Fiorina, who served as CEO of Hewlett-Packard from 1999 to 2005, often criticizes President Obama’s deal with Iran on the basis that he is agreeing to sanctions relief for Iran too quickly and in exchange for paltry concessions on the part of Tehran. In April, she said Iran sanctions were “unraveling fast,” something she called a “dangerous development.”

Fiorina often cites her time as a corporate executive as a credential for running for president and said in July she would back away from the Iran deal if elected and renegotiate. She has also warned that European countries, as well as Russia and China, are rushing “to open the Iranian economy.” She has also accused Iran of cheating on sanctions.

What Fiorina never mentions on the stump is that while she was in charge, Hewlett-Packard used a European subsidiary and a Middle East distributor to sell hundreds of millions of dollars of printers and other computer equipment to Iran.

As Rogin notes, this came up during Fiorina’s 2010 Senate campaign against Barbara Boxer, too. At the time, she argued that HP’s business did not violate the sanctions laws, and most of it came from the sales of printer ink. She also argued — somewhat contradictory to her position now — that this kind of trade could open Iran to a more moderate regime and force the mullahs to account for their brutality:

“HP, in full compliance with American export laws, was distributing printer ink.

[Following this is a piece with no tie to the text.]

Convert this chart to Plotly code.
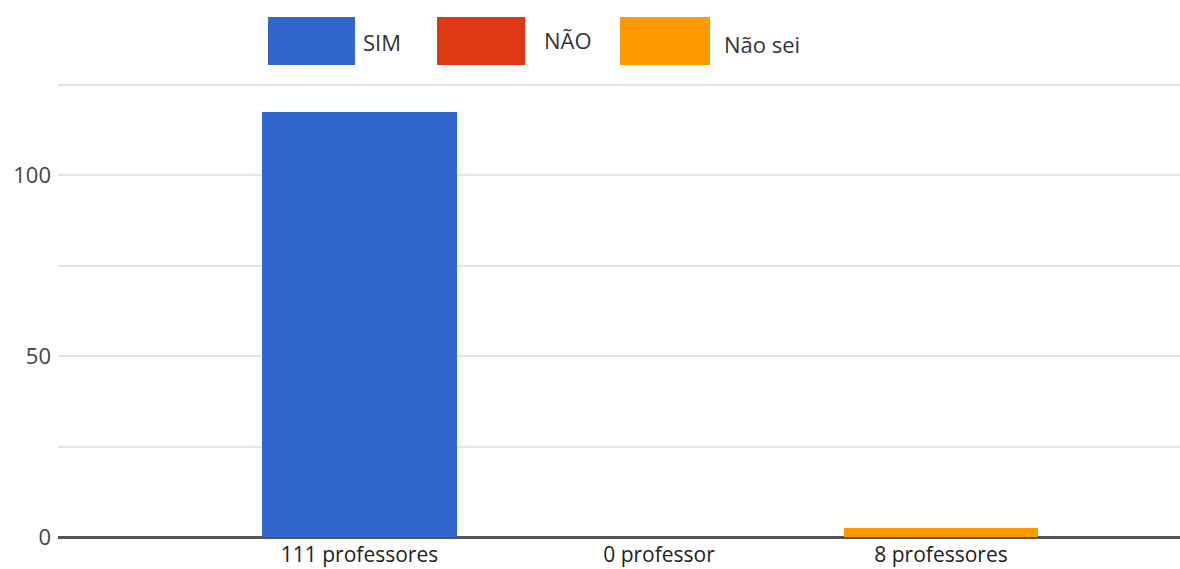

Dell sells PCs, Apple sells iPhones, and certain printer ink was permitted in export law.” “But isn’t it wonderful that Dell PCs and Apple iPhones are in Iran, because this is why we know that a woman has been condemned to be stoned to death because she is accused of adultery. This is how we know that this regime kills demonstrators and tortures political activists. The knowledge that we gain about was going on there is important. It gives us a human face on a brutal regime.

Fiorina may have to answer questions about that from Jake Tapper or the other panelists at the CNN debate (full disclosure: Salem Media Group is a partner in the debate), if not from Trump. Trump will likely focus more on Fiorina’s executive abilities, but an attack on this could sting, especially with the Republican focus on the Iran nuclear deal. Most of the candidates will reliably declare that they would scotch the deal on Day One, and other candidates than Trump may use that opportunity to take some wind out of Fiorina’s sails.

The first debate turned out to be surprisingly substantive and competitive. A Fiorina-Trump battle might elevate this debate, too, especially given Fiorina’s solid preparations all throughout this cycle. Trump may hit Fiorina on Iran, but Fiorina may have a couple of surprises for Trump on his executive track record, too.